The next song started. The rest of the show was incredible. I committed Flansburgh's statement to memory.

The next day, I went into my school's library and headed to the encyclopedias. For each set, I picked up the W volume, looked up E.B. White, and... found an entry E.B. White. I had almost exhausted my options, but there was one more set of encyclopedias, the cheap ones in the corner, the ones nobody used. I searched for E.B. White.

He wasn't there.

But in his place was an entry on William Allen White, with a portrait, the very same as we saw hanging on stage, in the early videos, and down on the bottom of this very page.

Pure magic.


David Silverman, Chicago Tribune, Dec. 18, 1988:

Was it live, or was it Memorex?

It`s difficult to tell when you listen to They Might Be Giants.
In concert Friday night at the Cabaret Metro, TMBG proved that they are talented, if not overly eccentric, songwriters and that their bizarre brand of catchy pop can overcome the absolute lack of a live rhythm section.
Nevertheless, it was an unusual experience.
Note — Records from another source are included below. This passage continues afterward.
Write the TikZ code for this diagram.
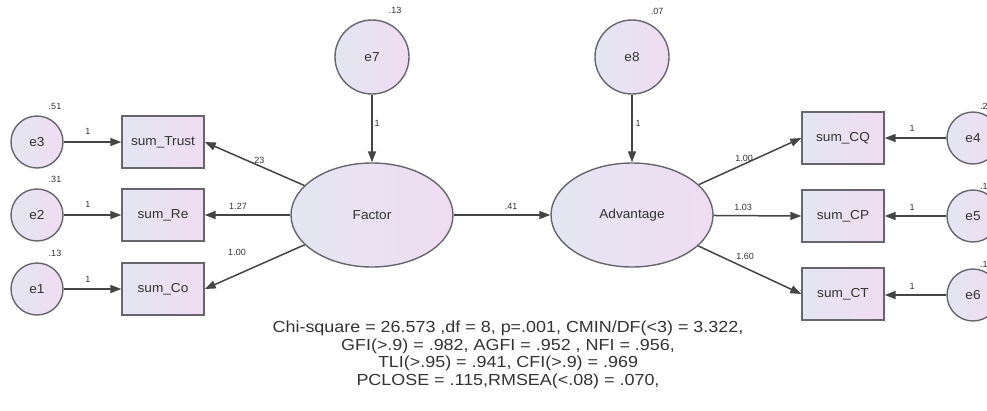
\documentclass[tikz,border=0pt]{standalone}
\usepackage{fontspec}
\setmainfont{Liberation Sans}
\newfontfamily\widefont[FakeStretch=1.12]{Liberation Sans}
\newfontfamily\nodefont[FakeStretch=1.05]{Liberation Sans}
\usetikzlibrary{shapes.geometric,arrows.meta}
\definecolor{edgec}{HTML}{66666C}
\definecolor{linec}{HTML}{454545}
\definecolor{fillL}{HTML}{E4E6F2}
\definecolor{fillR}{HTML}{F0DCF2}
\definecolor{txtc}{HTML}{333333}
\tikzset{
  shaded/.style={draw=edgec, line width=1.4pt, left color=fillL, right color=fillR},
  latent/.style={shaded, ellipse, minimum width=162pt, minimum height=104pt, inner sep=0pt, font=\nodefont\fontsize{13}{14}\selectfont, text=txtc},
  errc/.style={shaded, circle, minimum size=52pt, inner sep=0pt, font=\nodefont\fontsize{13}{14}\selectfont, text=txtc},
  errbig/.style={shaded, circle, minimum size=74pt, inner sep=0pt, font=\nodefont\fontsize{13}{14}\selectfont, text=txtc},
  obs/.style={shaded, rectangle, minimum width=82pt, minimum height=52pt, inner sep=0pt, font=\nodefont\fontsize{13}{14}\selectfont, text=txtc},
  arr/.style={draw=linec, line width=1.5pt, -{Triangle[length=11pt,width=8pt]}},
  lab/.style={font=\fontsize{9}{10}\selectfont, text=txtc, inner sep=0pt},
  fit/.style={font=\widefont\fontsize{16}{17.5}\selectfont, text=txtc, align=center, inner sep=0pt}
}
\begin{document}
\begin{tikzpicture}[x=1pt,y=-1pt]
\useasboundingbox[fill=white] (0,0) rectangle (987,410);
% left error terms
\node[errc] (e3) at (37,142) {e3};
\node[errc] (e2) at (37,215) {e2};
\node[errc] (e1) at (37,289) {e1};
% left indicators
\node[obs] (st) at (163,142) {sum\_Trust};
\node[obs] (sr) at (163,215) {sum\_Re};
\node[obs] (sc) at (163,289) {sum\_Co};
% latent
\node[latent] (fac) at (372,215) {Factor};
\node[latent] (adv) at (632,215) {Advantage};
\node[errbig] (e7) at (372,57) {e7};
\node[errbig] (e8) at (632,57) {e8};
% right indicators
\node[obs] (cq) at (843,138) {sum\_CQ};
\node[obs] (cp) at (843,216) {sum\_CP};
\node[obs] (ct) at (843,294) {sum\_CT};
\node[errc] (e4) at (973,138) {e4};
\node[errc] (e5) at (973,216) {e5};
\node[errc] (e6) at (973,295) {e6};
% paths
\draw[arr] (e3) -- (st);
\draw[arr] (e2) -- (sr);
\draw[arr] (e1) -- (sc);
\draw[arr] (fac) -- (st.east);
\draw[arr] (fac) -- (sr.east);
\draw[arr] (fac) -- (sc.east);
\draw[arr] (e7) -- (fac);
\draw[arr] (e8) -- (adv);
\draw[arr] (fac) -- (adv);
\draw[arr] (adv) -- (cq.west);
\draw[arr] (adv) -- (cp.west);
\draw[arr] (adv) -- (ct.west);
\draw[arr] (e4) -- (cq);
\draw[arr] (e5) -- (cp);
\draw[arr] (e6.west) -- (ct.east |- e6.west);
% labels
\node[lab] (v3) at (55,106) {.51};
\node[lab] (v2) at (55,179) {.31};
\node[lab] (v1) at (55,253) {.13};
\node[lab] (v7) at (395,10) {.13};
\node[lab] (v8) at (657,11) {.07};
\node[lab,anchor=west] (v4) at (980,106) {.2};
\node[lab,anchor=west] (v5) at (980,186) {.1};
\node[lab,anchor=west] (v6) at (980,264) {.1};
\node[lab] (l3) at (88,131) {1};
\node[lab] (l2) at (88,204) {1};
\node[lab] (l1) at (88,279) {1};
\node[lab] (l4) at (912,128) {1};
\node[lab] (l5) at (912,207) {1};
\node[lab] (l6) at (912,286) {1};
\node[lab] (l7) at (377,123) {1};
\node[lab] (l8) at (638,123) {1};
\node[lab] (lt) at (258,160) {.23};
\node[lab] (lr) at (238,206) {1.27};
\node[lab] (lc) at (237,252) {1.00};
\node[lab] (lfa) at (511,206) {.41};
\node[lab] (lq) at (744,158) {1.00};
\node[lab] (lp) at (743,207) {1.03};
\node[lab] (lct) at (745,256) {1.60};
% fit indices
\node[fit] (fitidx) at (508,355) {Chi-square = 26.573 ,df = 8, p=.001, CMIN/DF(<3) = 3.322,\\
GFI(>.9) = .982, AGFI = .952 , NFI = .956,\\
TLI(>.95) = .941, CFI(>.9) = .969\\
PCLOSE = .115,RMSEA(<.08) = .070,};
\end{tikzpicture}
\end{document}
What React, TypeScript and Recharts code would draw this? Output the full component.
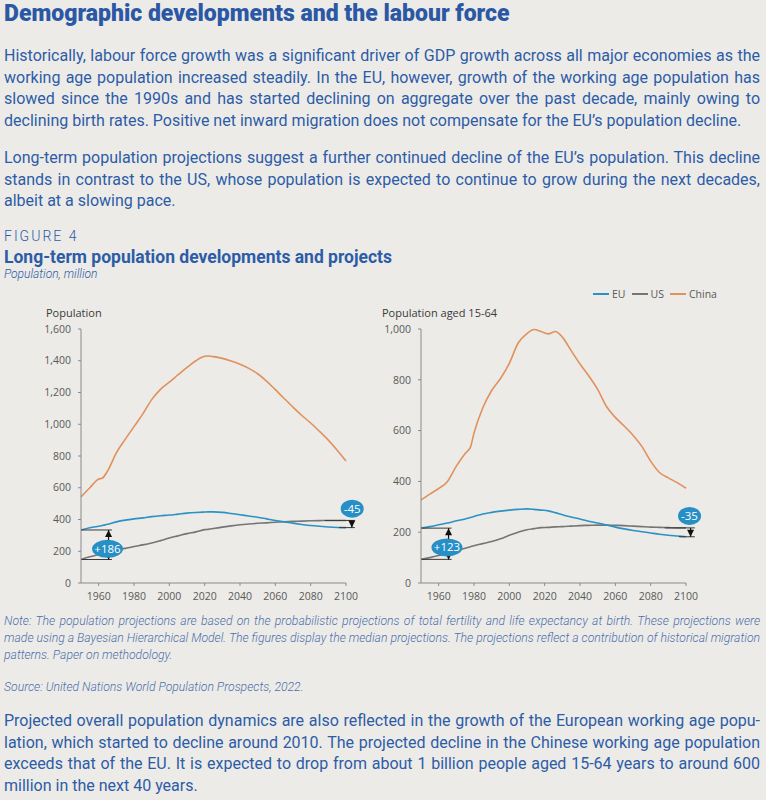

There was no drummer and no bass player to back these guys up. They appeared on a virtually empty stage.
So where did the drums and a bass line come from? It was only a tape; a big reel-to-reel job, hooked up to the sound board, giving the cues and dictating the show's pace. An eerie experience, but one that was overcome by an unusually good performance.
It seems that the Boston-born, New-York-based duo of John Flansburgh (guitarist, vocalist and the one with the glasses) and John Linnell (accordionist, vocalist, without the glasses) don't need much help to rap on about the terrors of society and cultural idiocy.
These guys grew up together and went to grade school in Boston but eventually lost touch, only to find themselves living in the same Brooklyn apartment house years later. Oooh, it's kismet, they said, and began to write songs together.
Now, about 300 songs later, the two have proved to be musical hit men. They reach out to a teenage and college audience that has turned on to the Smiths and Sonic Youth as well as the likes of U2 and Public Enemy. But, somehow, TBMG's music is more provocative, cruel and true.
Mixing trash, parody and a darkly serious edge, Flansburgh and Linnell have come up with their own formula, attracting young ears while avoiding the formula mindlessness that plagues most pop music lyrics.
TMBG ran through the soulful "Ana Ng" and into the harsh "Your Racist Friend" and cynical "Kiss Me Son of God," egging on the near-sellout all-ages crowd with their pogo-stick dance steps and hyperkinetic playing style.
Flansburgh's guitar playing was clean, powerful and crackled with a pop sound that evokes an early Elvis Costello. Linnell mostly sounds like an acid-laced Lawrence Welk or a mellowed Stanley "Buckwheat" Doral — a strange and pleasurable result.

Together, They Might Be Giants represents one of the finest songwriting performing acts on the alternative music scene.